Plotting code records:
** start **

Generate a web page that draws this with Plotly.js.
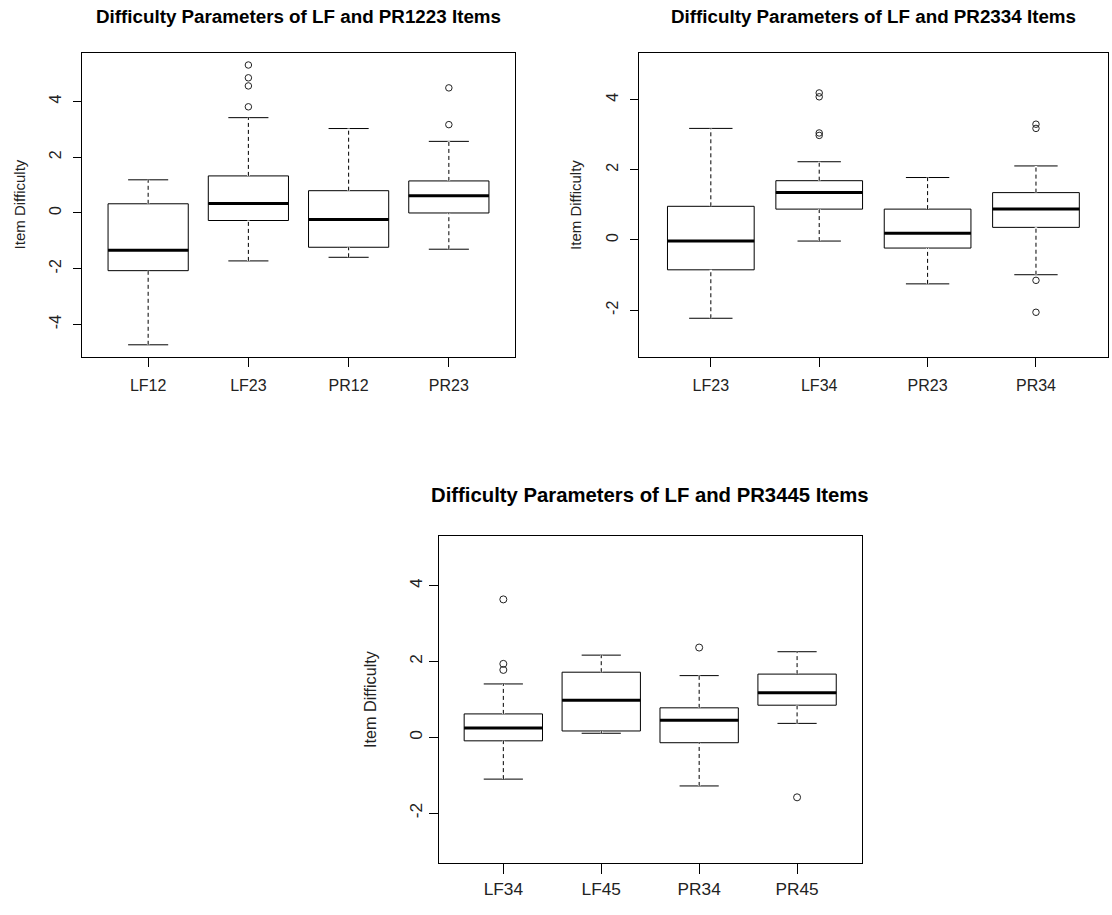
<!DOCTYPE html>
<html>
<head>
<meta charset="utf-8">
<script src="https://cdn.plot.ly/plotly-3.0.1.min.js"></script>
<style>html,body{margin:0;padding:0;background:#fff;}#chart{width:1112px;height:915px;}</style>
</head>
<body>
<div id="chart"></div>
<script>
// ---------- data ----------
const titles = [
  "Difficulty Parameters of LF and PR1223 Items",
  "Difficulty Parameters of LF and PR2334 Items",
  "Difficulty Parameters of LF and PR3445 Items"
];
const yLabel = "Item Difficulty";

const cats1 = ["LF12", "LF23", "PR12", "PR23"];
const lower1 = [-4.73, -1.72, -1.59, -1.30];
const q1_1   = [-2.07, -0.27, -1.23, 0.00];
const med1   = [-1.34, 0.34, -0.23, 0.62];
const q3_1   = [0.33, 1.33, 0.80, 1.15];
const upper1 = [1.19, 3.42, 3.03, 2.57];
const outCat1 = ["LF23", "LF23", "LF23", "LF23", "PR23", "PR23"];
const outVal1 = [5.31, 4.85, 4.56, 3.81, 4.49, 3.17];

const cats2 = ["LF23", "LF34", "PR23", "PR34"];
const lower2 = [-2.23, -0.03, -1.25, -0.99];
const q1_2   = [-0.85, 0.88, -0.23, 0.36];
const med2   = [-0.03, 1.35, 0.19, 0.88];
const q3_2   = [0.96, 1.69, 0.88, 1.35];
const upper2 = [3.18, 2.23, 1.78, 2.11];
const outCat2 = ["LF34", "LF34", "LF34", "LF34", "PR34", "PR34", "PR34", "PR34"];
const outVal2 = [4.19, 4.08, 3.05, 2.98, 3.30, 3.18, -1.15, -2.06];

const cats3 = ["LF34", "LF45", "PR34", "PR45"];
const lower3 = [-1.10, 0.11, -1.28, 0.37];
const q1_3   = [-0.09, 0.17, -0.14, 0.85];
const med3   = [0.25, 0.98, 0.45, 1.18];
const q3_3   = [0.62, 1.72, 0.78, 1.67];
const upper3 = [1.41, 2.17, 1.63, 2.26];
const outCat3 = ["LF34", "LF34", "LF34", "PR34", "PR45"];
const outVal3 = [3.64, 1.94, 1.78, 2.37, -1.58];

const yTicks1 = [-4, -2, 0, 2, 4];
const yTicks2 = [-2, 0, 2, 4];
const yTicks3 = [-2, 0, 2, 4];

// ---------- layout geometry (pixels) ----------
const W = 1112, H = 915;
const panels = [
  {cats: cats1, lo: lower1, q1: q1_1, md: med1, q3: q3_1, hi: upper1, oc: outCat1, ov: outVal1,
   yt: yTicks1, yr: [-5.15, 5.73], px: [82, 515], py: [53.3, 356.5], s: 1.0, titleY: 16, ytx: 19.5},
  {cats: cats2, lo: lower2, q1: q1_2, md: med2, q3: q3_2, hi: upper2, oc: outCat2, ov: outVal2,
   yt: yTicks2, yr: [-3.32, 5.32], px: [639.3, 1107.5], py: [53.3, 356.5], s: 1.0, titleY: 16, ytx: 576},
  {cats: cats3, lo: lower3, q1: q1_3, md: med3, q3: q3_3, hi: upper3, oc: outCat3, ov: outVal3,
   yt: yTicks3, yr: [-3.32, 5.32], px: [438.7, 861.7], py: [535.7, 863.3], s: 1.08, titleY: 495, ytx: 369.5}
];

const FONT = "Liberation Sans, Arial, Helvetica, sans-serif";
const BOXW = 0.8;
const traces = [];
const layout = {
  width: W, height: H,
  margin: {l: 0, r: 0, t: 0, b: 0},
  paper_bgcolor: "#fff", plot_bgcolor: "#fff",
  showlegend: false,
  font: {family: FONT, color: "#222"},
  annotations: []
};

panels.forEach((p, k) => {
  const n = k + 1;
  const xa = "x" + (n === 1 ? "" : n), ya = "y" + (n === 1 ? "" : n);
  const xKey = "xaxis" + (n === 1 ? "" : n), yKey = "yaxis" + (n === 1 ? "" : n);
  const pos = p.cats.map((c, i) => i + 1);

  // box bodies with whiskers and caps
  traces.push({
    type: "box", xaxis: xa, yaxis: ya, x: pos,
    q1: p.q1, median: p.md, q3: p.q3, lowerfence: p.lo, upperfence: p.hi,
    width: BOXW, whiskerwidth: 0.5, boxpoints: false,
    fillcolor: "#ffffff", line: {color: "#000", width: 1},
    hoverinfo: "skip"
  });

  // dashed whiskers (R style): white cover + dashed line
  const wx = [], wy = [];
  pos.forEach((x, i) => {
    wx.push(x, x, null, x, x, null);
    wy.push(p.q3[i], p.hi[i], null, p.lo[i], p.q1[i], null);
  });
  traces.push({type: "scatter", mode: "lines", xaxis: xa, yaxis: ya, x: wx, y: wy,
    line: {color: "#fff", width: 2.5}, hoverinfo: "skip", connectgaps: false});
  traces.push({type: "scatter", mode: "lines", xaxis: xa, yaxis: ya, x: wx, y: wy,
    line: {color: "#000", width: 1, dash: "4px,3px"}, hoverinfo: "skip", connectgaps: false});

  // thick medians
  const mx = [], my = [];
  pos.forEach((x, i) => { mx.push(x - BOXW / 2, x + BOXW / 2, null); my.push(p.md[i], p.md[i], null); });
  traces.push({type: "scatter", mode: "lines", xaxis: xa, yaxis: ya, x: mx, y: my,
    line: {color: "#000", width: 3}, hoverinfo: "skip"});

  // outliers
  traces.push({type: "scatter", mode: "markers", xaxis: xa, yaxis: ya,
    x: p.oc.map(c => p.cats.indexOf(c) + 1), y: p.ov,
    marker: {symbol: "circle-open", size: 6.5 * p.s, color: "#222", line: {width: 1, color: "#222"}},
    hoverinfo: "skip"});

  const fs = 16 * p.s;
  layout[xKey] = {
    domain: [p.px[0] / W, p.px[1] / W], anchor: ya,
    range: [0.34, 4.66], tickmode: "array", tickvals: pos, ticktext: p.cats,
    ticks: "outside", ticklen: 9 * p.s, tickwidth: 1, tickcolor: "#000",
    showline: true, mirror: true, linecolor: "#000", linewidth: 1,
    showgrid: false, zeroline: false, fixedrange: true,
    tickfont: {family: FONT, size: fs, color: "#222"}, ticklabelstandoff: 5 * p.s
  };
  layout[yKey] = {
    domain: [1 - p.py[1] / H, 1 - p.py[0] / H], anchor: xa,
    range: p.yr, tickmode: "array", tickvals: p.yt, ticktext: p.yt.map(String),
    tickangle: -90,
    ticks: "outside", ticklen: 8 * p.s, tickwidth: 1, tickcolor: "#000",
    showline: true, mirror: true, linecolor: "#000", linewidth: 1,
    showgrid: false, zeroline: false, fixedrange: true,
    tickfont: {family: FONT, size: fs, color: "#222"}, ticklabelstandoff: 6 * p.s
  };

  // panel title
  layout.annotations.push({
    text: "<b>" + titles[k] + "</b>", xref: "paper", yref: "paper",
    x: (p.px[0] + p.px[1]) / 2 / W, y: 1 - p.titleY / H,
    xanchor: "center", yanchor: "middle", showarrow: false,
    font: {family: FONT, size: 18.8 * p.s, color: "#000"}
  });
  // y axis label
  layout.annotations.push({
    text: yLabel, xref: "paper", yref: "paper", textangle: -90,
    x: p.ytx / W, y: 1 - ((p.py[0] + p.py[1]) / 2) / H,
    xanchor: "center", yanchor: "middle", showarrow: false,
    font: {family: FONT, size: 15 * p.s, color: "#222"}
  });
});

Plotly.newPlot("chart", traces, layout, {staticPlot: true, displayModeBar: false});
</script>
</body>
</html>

** end **
** start **

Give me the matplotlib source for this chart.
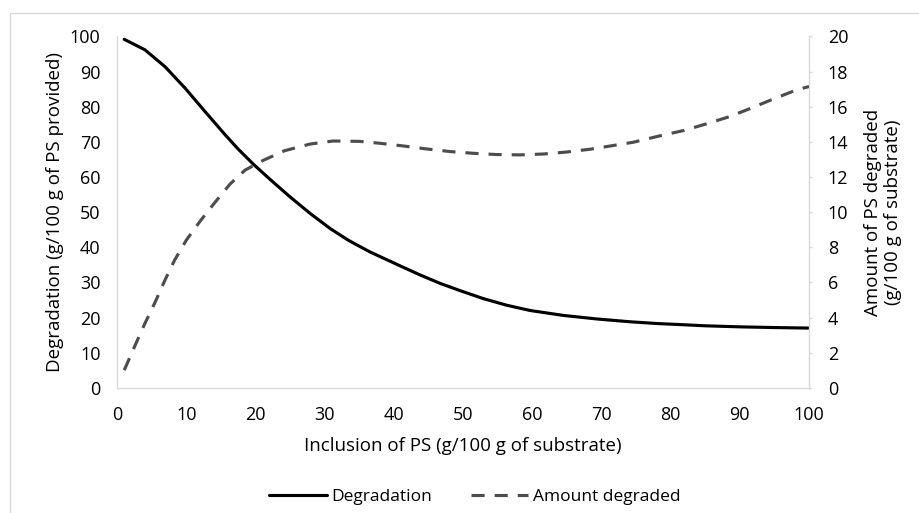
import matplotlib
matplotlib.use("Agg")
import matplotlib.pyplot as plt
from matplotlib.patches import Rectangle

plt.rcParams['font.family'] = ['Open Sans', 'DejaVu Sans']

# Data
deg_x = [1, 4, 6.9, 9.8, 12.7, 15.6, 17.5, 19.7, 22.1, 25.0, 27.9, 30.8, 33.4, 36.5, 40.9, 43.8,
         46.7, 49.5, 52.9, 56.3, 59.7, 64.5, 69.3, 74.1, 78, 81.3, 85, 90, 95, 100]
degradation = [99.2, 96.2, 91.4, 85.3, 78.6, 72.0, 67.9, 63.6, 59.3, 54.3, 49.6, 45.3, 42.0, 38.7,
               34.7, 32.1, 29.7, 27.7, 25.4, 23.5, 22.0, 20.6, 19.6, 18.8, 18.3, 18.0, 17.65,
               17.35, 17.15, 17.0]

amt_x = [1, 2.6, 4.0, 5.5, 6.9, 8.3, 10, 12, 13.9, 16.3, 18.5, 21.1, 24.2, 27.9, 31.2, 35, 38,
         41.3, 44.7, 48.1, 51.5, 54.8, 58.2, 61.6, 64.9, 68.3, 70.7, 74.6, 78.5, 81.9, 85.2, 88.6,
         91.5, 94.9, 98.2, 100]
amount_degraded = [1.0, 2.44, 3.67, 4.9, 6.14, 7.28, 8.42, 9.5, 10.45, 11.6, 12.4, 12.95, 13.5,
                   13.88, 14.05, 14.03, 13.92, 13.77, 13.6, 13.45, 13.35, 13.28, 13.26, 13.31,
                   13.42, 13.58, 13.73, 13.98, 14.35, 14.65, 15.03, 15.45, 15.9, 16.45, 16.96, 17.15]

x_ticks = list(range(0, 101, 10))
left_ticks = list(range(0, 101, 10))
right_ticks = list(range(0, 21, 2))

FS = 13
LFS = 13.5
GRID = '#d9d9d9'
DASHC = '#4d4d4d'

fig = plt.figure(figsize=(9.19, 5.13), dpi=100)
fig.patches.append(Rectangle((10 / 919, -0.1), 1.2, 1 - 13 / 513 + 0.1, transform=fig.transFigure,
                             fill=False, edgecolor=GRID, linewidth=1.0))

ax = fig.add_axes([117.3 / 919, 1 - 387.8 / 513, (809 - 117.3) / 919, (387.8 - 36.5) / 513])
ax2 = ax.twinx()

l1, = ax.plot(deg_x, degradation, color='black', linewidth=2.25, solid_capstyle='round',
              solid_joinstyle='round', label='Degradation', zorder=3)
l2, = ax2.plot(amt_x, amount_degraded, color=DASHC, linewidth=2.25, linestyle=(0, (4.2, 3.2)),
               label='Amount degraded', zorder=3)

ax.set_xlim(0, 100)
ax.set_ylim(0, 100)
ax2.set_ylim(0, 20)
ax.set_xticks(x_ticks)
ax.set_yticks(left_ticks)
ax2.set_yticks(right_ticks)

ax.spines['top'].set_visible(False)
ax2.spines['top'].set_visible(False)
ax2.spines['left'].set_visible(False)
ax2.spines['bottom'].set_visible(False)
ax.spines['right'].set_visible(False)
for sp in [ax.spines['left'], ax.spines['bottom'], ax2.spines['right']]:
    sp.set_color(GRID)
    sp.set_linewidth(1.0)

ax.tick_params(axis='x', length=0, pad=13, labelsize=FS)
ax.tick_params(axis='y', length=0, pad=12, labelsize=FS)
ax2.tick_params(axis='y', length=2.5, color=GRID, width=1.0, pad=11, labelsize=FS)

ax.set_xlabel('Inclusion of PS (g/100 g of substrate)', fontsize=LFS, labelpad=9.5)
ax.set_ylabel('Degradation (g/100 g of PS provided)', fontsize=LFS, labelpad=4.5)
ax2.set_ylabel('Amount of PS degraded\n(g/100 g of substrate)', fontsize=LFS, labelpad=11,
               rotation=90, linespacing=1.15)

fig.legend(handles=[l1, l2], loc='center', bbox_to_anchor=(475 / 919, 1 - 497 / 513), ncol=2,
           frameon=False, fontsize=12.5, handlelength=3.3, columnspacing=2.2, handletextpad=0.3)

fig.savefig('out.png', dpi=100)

** end **
** start **

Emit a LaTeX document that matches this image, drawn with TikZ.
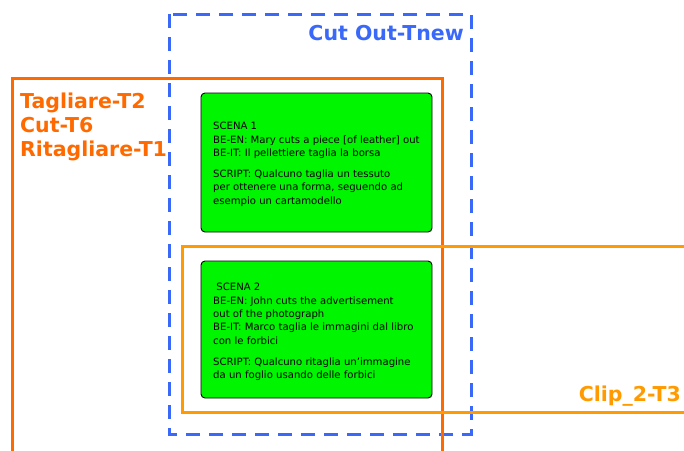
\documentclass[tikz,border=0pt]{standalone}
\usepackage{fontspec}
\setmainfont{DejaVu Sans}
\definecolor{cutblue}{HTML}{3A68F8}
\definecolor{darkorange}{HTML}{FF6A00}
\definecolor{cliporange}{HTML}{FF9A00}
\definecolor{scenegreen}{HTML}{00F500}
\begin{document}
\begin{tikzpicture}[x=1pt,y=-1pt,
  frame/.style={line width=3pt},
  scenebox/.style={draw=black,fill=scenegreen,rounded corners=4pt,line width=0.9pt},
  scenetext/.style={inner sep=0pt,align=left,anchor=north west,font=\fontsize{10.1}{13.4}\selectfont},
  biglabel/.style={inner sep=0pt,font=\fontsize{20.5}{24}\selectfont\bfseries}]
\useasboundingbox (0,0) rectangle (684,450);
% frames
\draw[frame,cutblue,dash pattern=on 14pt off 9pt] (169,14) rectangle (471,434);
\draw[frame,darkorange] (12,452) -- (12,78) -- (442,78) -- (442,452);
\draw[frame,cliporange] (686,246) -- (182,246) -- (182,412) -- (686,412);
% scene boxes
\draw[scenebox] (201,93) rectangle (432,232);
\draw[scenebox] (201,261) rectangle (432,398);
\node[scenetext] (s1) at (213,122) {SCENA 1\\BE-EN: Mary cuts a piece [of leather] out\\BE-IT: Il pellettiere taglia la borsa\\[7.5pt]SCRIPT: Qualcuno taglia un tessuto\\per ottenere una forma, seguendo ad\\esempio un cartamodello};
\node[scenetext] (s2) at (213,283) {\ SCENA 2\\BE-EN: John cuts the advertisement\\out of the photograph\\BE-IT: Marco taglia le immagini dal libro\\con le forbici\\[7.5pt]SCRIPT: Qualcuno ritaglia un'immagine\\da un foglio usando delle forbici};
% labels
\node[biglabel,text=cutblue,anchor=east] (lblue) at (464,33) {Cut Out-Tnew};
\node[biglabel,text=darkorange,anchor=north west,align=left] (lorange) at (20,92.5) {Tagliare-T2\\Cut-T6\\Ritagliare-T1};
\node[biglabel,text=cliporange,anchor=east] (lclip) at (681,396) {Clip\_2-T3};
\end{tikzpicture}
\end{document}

** end **

Short task:
Give back, unchanged, each line from the one containing "Give me the matplotlib source for this chart." through the one containing "17.35, 17.15, 17.0]". Pictures are to be left out.

Result of this exercise:
Give me the matplotlib source for this chart.
import matplotlib
matplotlib.use("Agg")
import matplotlib.pyplot as plt
from matplotlib.patches import Rectangle

plt.rcParams['font.family'] = ['Open Sans', 'DejaVu Sans']

# Data
deg_x = [1, 4, 6.9, 9.8, 12.7, 15.6, 17.5, 19.7, 22.1, 25.0, 27.9, 30.8, 33.4, 36.5, 40.9, 43.8,
         46.7, 49.5, 52.9, 56.3, 59.7, 64.5, 69.3, 74.1, 78, 81.3, 85, 90, 95, 100]
degradation = [99.2, 96.2, 91.4, 85.3, 78.6, 72.0, 67.9, 63.6, 59.3, 54.3, 49.6, 45.3, 42.0, 38.7,
               34.7, 32.1, 29.7, 27.7, 25.4, 23.5, 22.0, 20.6, 19.6, 18.8, 18.3, 18.0, 17.65,
               17.35, 17.15, 17.0]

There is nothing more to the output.